DXC's Kristie Grinnell on succees in a male-dominated industry

 August 31, 2022

DXC Technology (DXC) Senior Vice President and Chief Information Officer (CIO), Kristie Grinnell, is a successful leader who challenges stereotypes about women in tech.

She is responsible for leading business transformation including defining IT strategy for new digital capabilities, streamlining current operations and improving overall efficiencies and performance of DXC’s IT environment - all with the goal of enabling DXC to provide excellence and innovation to its customers worldwide. With a career in professional IT leadership spanning 20 years, Kristie has led four major IT transformations while overseeing changes to enterprise-wide technology, cyber and risk management, culture, skills and behaviors.

As part of an interview series published in Authority Magazine, Kristie was interviewed by fellow women leader Ming Zhao who is an entrepreneur, business strategist, investor and podcast host and the Co-founder and CEO of PROVEN Skincare.

In the conversation Kristie shares five aspects helping women thrive and succeed in a male-dominated industry.


Finding her career path growing up

Kristie begins with her backstory, and how her childhood and initial career steps put her on the path to leadership success. Her dad instilled in her an early confidence that "anything was possible". She recalls a plaque in her home that that summarizes this approach: 'Raise your daughters to be a doctor, not to marry one'.

When she secured her first job straight from college, the role of CIO didn't exist. Yet, working at General Motors as a manufacturing engineer helped her understand that she liked working with people "more than being behind a screen designing machines".

"That led me back to business school and eventually to a role at PWC while the e-biz bubble was starting to grow. From there, jobs came and went, my family blossomed, and I eventually transitioned into internal IT, and now into my CIO role here at DXC Technology," she adds.

Standing up for herself and women in STEM

This confidence in herself and her career path has helped Kristie stand up for women in STEM. She shares an anecdote about her first job interview, when the hiring manager asked if Kristie wanted to marry and have children.

"While I found the question to be odd, I answered yes because of course a family was in my future. The manager then asked me why he should hire me instead of another candidate, a male, who wouldn’t have the distractions of kids and a family. I walked out of that interview," explains Kristie.

"I immediately called my dad in a panic that I just made the biggest mistake possible. My dad however was the voice of reason and told me how proud he was that I stood up for myself. That was a very important day in my life. The fact that I am always being compared to males and that day in particular are two reasons why I do so much for women in STEM and everyday my kids and family come first. I truly live to work and not work to live."

Key traits of a successful leader 

DXC women in tech

Kristie describes key traits that make a successful business leader like herself. The first, confidence "to have a voice as a woman in a male dominated industry," she says. "For example, when I earned my role at General Dynamics, it was very male-dominated. I was the only female, and I was younger and smaller in stature than any of the other executives. You must be able to bring confidence to the table."

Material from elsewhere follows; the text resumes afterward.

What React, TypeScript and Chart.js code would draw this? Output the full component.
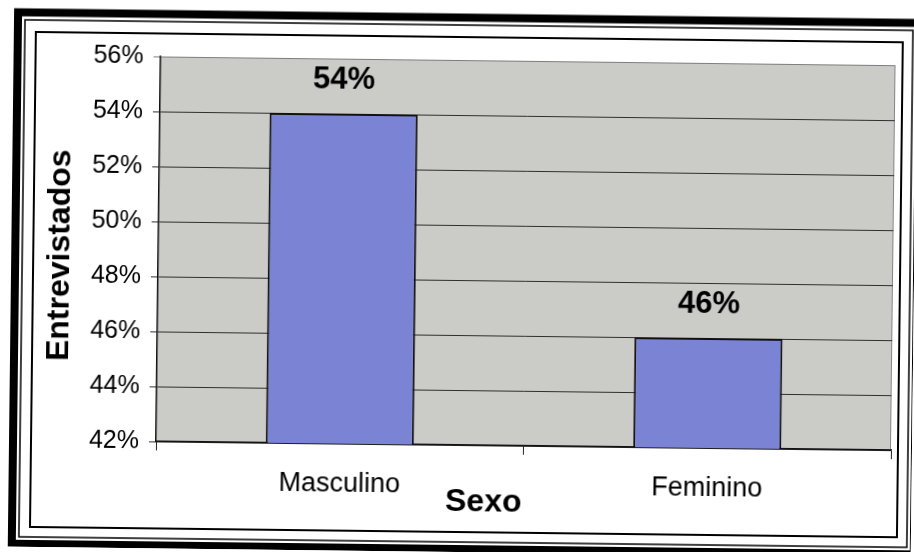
import { useEffect, useRef } from 'react';
import { Chart, registerables } from 'chart.js';

Chart.register(...registerables);

// Survey respondents by sex
const categories = ['Masculino', 'Feminino'];
const shares = [54, 46];
const axisMin = 42;
const axisMax = 56;
const axisStep = 2;
const xTitle = 'Sexo';
const yTitle = 'Entrevistados';

const FONT = '"Liberation Sans", Arial, sans-serif';
const PLOT_BG = '#cbccc8';
const BAR_FILL = '#7b84d4';

// Page frame, plot background, axis titles and value labels
const decorations = {
  id: 'decorations',
  beforeDraw(chart: any) {
    const { ctx, chartArea: a } = chart;
    ctx.save();
    ctx.fillStyle = '#ffffff';
    ctx.fillRect(0, 0, chart.width, chart.height);
    ctx.strokeStyle = '#000000';
    ctx.lineWidth = 8;
    ctx.strokeRect(15, 17.5, 902, 531.5);
    ctx.lineWidth = 1.5;
    ctx.strokeRect(22, 25, 888, 517);
    ctx.lineWidth = 2;
    ctx.strokeRect(33, 37, 867, 495);
    ctx.fillStyle = PLOT_BG;
    ctx.fillRect(a.left, a.top, a.right - a.left, a.bottom - a.top);
    ctx.strokeStyle = '#858585';
    ctx.lineWidth = 1;
    ctx.beginPath();
    ctx.moveTo(a.right - 0.5, a.top);
    ctx.lineTo(a.right - 0.5, a.bottom);
    ctx.stroke();
    ctx.restore();
  },
  afterDatasetsDraw(chart: any) {
    const { ctx } = chart;
    const meta = chart.getDatasetMeta(0);
    ctx.save();
    ctx.fillStyle = '#000000';
    ctx.font = `bold 31px ${FONT}`;
    ctx.textAlign = 'center';
    ctx.textBaseline = 'middle';
    meta.data.forEach((bar: any, i: number) => {
      ctx.fillText(`${shares[i]}%`, bar.x, bar.y - 34);
    });
    ctx.restore();
  },
  afterDraw(chart: any) {
    const { ctx } = chart;
    ctx.save();
    ctx.fillStyle = '#000000';
    ctx.font = `bold 32px ${FONT}`;
    ctx.textAlign = 'center';
    ctx.textBaseline = 'middle';
    ctx.fillText(xTitle, 486, 502);
    ctx.translate(60, 260);
    ctx.rotate(-Math.PI / 2);
    ctx.fillText(yTitle, 0, 0);
    ctx.restore();
  },
};

export default function App() {
  const canvasRef = useRef<HTMLCanvasElement | null>(null);

  useEffect(() => {
    const canvas = canvasRef.current;
    if (!canvas) return;
    const chart = new Chart(canvas, {
      type: 'bar',
      data: {
        labels: categories,
        datasets: [
          {
            data: shares,
            backgroundColor: BAR_FILL,
            borderColor: '#111111',
            borderWidth: 2,
            borderSkipped: false,
            categoryPercentage: 1,
            barPercentage: 0.403,
          },
        ],
      },
      options: {
        responsive: false,
        animation: false,
        devicePixelRatio: 1,
        layout: { padding: { left: 0, top: 60, right: 21, bottom: 0 } },
        plugins: {
          legend: { display: false },
          tooltip: { enabled: false },
        },
        scales: {
          x: {
            offset: true,
            grid: {
              display: true,
              offset: true,
              drawOnChartArea: false,
              drawTicks: true,
              tickLength: 9,
              color: '#222222',
              lineWidth: 1,
            },
            border: { display: true, color: '#111111', width: 1.5 },
            ticks: {
              color: '#000000',
              font: { family: FONT, size: 27 },
              padding: 15,
              maxRotation: 0,
            },
            afterFit: (scale: any) => {
              scale.height = 107;
            },
          },
          y: {
            min: axisMin,
            max: axisMax,
            grid: {
              drawTicks: true,
              tickLength: 7,
              lineWidth: 1,
              color: (c: any) => (c.tick && c.tick.value === axisMax ? '#7d7d7d' : '#2e2e2e'),
            },
            border: { display: true, color: '#111111', width: 1.5 },
            ticks: {
              stepSize: axisStep,
              color: '#000000',
              font: { family: FONT, size: 25 },
              padding: 10,
              callback: (v: any) => `${v}%`,
            },
            afterFit: (scale: any) => {
              scale.width = 158;
            },
          },
        },
      },
      plugins: [decorations],
    });
    return () => chart.destroy();
  }, []);

  return (
    <div style={{ position: 'fixed', left: 0, top: 0, width: 914, height: 552, overflow: 'hidden', background: '#ffffff' }}>
      <div
        style={{
          position: 'absolute',
          left: 0,
          top: 0,
          width: 914,
          height: 552,
          transform: 'rotate(0.68deg)',
          transformOrigin: '457px 276px',
        }}
      >
        <canvas ref={canvasRef} width={914} height={552} style={{ display: 'block' }} />
      </div>
    </div>
  );
}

Secondly, that values matter. Kristie always tries to lead with kindness, respect, and integrity, and she wants people to call me her on it if she is not living up to these values.

Finally, Kristie emphasizes the importance of always recognizing that you are not the smartest one in the room and to always be willing and wanting to learn. "To add to that, always ask why. If everyone saw things the same way, we would never innovate. Diverse perspectives and insights matter and help us come together," she says.

Overcoming obstacles in a male-dominated industry

Despite Kristie's career success, she has overcome a fair few obstacles in a male-dominated industry, including the ability to be heard. She needed to make sure her voice mattered, for example, when she speaks up in a meeting, she is careful when she does so and what she says.

"I want my words to come across with power and emphasis so people will listen. I have always been mindful of when I speak up," she says.

In her career, Kristie has also had to overcome making choices as a family. 

"As much as I like to say it is the same for a man, it is not always. As a working mom, you have to make really hard choices to stay in the workforce when you have young kids. I want to do be involved in all of my kid’s activities and be a really engaged mom while still being a working mom. Those were difficult choices to balance but I know I did the right things," she adds.

Attracting a more female workforce

In terms of recruiting more women to a company, Kristie says the solution is "simple". Companies should stop being male-orientated. 

"Organizations should want to bring the best talent to the table. On top of that, organizations need to support the women that are in the room. The number of women in IT in the United States is starting to decline a bit so we need to work to reverse that trend and bring forward the best people for the job regardless of gender or identity. Benefits matter, flexible scheduling matters, remote work options matter too," explains Kristie.

"I have seen a change wherein companies are starting to bring in more women in the C-suite and on boards. However, that it still not enough. It is coming, I just don’t think it has been fast enough."

How to succeed in a male-dominated industry

Finally, Kristie shares the five things women need to thrive and succeed in a male-dominated industry: confidence; training; a good team; a good moral compass and values system; and a diverse perspective around you.

"In the end, this is not male vs. female. This is all about driving change in an organization," she says.